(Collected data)
****************************************

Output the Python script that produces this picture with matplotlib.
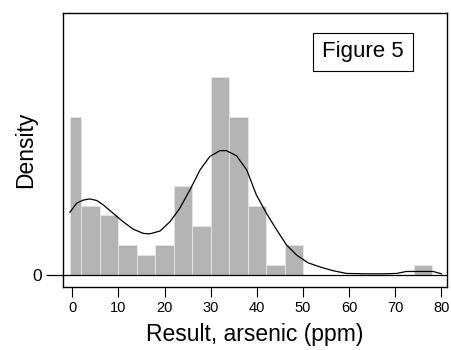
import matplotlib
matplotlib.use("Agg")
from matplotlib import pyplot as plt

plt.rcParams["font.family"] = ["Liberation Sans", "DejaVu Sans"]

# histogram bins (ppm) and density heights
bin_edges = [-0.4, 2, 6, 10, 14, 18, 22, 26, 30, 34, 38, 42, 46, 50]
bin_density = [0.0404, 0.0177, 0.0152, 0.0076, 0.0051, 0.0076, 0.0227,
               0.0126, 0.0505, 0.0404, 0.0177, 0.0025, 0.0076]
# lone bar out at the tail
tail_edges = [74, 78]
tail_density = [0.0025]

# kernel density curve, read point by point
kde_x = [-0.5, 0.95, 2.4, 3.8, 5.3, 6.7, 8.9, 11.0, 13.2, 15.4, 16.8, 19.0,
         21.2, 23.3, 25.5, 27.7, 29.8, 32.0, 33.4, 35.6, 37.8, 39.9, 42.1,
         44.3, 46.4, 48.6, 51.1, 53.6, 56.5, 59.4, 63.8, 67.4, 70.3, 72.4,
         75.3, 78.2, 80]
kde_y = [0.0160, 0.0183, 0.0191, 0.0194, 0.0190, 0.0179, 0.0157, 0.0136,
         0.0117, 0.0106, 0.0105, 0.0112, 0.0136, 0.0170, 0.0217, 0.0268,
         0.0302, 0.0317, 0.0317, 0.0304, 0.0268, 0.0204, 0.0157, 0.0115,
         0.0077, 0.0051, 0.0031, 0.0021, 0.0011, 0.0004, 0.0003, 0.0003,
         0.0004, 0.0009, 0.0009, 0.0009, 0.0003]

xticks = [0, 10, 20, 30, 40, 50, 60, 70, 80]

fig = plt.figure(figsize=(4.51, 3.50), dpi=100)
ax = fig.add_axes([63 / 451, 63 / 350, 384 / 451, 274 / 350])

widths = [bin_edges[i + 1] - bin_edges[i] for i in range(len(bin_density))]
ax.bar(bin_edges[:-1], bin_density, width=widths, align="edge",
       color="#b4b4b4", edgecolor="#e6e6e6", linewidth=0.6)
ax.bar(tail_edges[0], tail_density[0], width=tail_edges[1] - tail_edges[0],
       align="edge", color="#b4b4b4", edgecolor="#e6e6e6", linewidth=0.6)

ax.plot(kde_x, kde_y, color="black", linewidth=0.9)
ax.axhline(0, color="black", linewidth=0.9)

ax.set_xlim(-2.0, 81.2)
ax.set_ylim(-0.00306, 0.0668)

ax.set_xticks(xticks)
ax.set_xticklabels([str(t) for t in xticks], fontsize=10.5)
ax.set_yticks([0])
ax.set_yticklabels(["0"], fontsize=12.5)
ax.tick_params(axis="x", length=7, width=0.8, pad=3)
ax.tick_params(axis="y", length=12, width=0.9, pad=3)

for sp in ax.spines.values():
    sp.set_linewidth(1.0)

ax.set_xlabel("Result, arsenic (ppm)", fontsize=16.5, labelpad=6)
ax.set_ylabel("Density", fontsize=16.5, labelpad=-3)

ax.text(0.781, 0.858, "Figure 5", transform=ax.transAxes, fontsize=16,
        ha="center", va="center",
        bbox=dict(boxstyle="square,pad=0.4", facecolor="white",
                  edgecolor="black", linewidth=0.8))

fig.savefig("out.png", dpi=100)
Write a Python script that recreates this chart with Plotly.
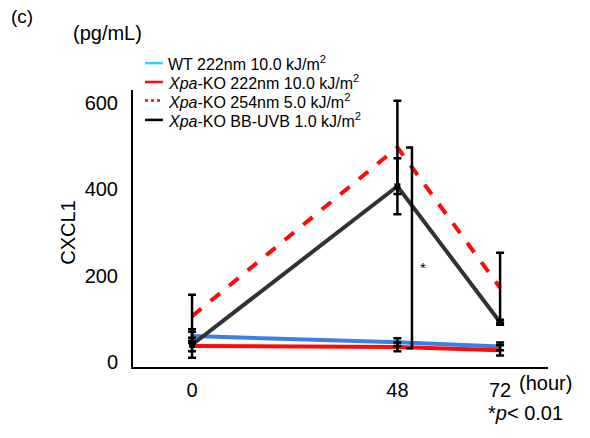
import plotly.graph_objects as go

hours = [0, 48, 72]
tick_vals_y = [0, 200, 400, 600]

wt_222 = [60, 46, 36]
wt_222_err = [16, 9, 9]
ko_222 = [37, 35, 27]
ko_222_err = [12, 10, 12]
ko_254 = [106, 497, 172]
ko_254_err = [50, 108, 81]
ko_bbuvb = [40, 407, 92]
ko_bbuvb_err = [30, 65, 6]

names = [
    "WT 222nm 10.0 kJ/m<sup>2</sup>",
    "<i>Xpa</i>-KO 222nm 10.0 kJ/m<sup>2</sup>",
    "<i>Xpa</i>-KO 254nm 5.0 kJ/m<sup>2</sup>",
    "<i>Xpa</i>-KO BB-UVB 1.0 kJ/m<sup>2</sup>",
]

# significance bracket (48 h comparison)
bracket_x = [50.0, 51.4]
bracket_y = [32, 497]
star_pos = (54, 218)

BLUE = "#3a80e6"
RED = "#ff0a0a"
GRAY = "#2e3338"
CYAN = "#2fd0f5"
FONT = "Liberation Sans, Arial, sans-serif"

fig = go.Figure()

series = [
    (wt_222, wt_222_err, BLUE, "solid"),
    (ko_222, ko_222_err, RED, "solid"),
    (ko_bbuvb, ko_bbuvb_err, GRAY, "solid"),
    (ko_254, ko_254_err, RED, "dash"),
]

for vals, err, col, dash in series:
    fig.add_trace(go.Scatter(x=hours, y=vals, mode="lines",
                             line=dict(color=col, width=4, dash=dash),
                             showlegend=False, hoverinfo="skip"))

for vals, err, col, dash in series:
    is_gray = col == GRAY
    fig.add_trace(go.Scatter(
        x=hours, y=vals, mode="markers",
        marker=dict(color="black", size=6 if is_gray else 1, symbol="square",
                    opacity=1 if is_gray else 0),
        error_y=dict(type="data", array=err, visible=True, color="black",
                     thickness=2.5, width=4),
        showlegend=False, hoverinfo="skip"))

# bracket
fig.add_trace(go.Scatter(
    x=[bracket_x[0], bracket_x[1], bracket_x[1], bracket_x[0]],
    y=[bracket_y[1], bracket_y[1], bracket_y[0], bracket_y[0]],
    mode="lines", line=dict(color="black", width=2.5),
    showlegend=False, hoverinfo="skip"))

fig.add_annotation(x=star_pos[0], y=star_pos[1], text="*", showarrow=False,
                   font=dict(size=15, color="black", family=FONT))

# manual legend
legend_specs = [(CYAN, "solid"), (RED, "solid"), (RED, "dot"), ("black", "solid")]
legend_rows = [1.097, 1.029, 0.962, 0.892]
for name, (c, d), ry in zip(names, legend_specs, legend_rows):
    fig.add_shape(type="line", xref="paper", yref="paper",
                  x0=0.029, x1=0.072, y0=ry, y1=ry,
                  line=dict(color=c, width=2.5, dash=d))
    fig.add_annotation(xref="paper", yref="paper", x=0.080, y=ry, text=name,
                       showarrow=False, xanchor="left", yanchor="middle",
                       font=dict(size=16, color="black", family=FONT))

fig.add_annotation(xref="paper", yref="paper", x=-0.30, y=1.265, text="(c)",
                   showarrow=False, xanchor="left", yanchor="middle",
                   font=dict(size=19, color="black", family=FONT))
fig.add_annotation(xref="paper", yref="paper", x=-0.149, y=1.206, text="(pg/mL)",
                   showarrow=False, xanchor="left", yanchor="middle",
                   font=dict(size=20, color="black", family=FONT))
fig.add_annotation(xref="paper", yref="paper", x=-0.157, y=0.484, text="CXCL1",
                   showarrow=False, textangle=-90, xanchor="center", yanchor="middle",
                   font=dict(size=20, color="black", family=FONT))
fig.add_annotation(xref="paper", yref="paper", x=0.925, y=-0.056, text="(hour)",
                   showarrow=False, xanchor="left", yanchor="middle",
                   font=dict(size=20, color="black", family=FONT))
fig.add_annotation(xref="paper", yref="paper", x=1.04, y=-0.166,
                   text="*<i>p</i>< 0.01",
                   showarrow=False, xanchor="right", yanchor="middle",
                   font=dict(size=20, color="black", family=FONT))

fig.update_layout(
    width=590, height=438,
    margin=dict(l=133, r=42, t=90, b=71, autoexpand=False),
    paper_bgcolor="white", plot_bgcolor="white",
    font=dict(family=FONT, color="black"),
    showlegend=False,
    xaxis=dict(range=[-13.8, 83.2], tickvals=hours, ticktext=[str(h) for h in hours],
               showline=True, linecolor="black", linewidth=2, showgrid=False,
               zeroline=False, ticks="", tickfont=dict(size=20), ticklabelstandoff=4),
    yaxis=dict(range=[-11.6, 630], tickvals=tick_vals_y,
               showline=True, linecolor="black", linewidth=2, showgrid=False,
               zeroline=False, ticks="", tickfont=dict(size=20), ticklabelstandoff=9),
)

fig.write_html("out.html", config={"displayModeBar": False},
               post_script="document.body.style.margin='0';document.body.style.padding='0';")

****************************************

■ **WHAT THE EXERCISE ASKS**:
Pull out and copy each line containing the string "that".

■ **RESULT**:
Output the Python script that produces this picture with matplotlib.
Write a Python script that recreates this chart with Plotly.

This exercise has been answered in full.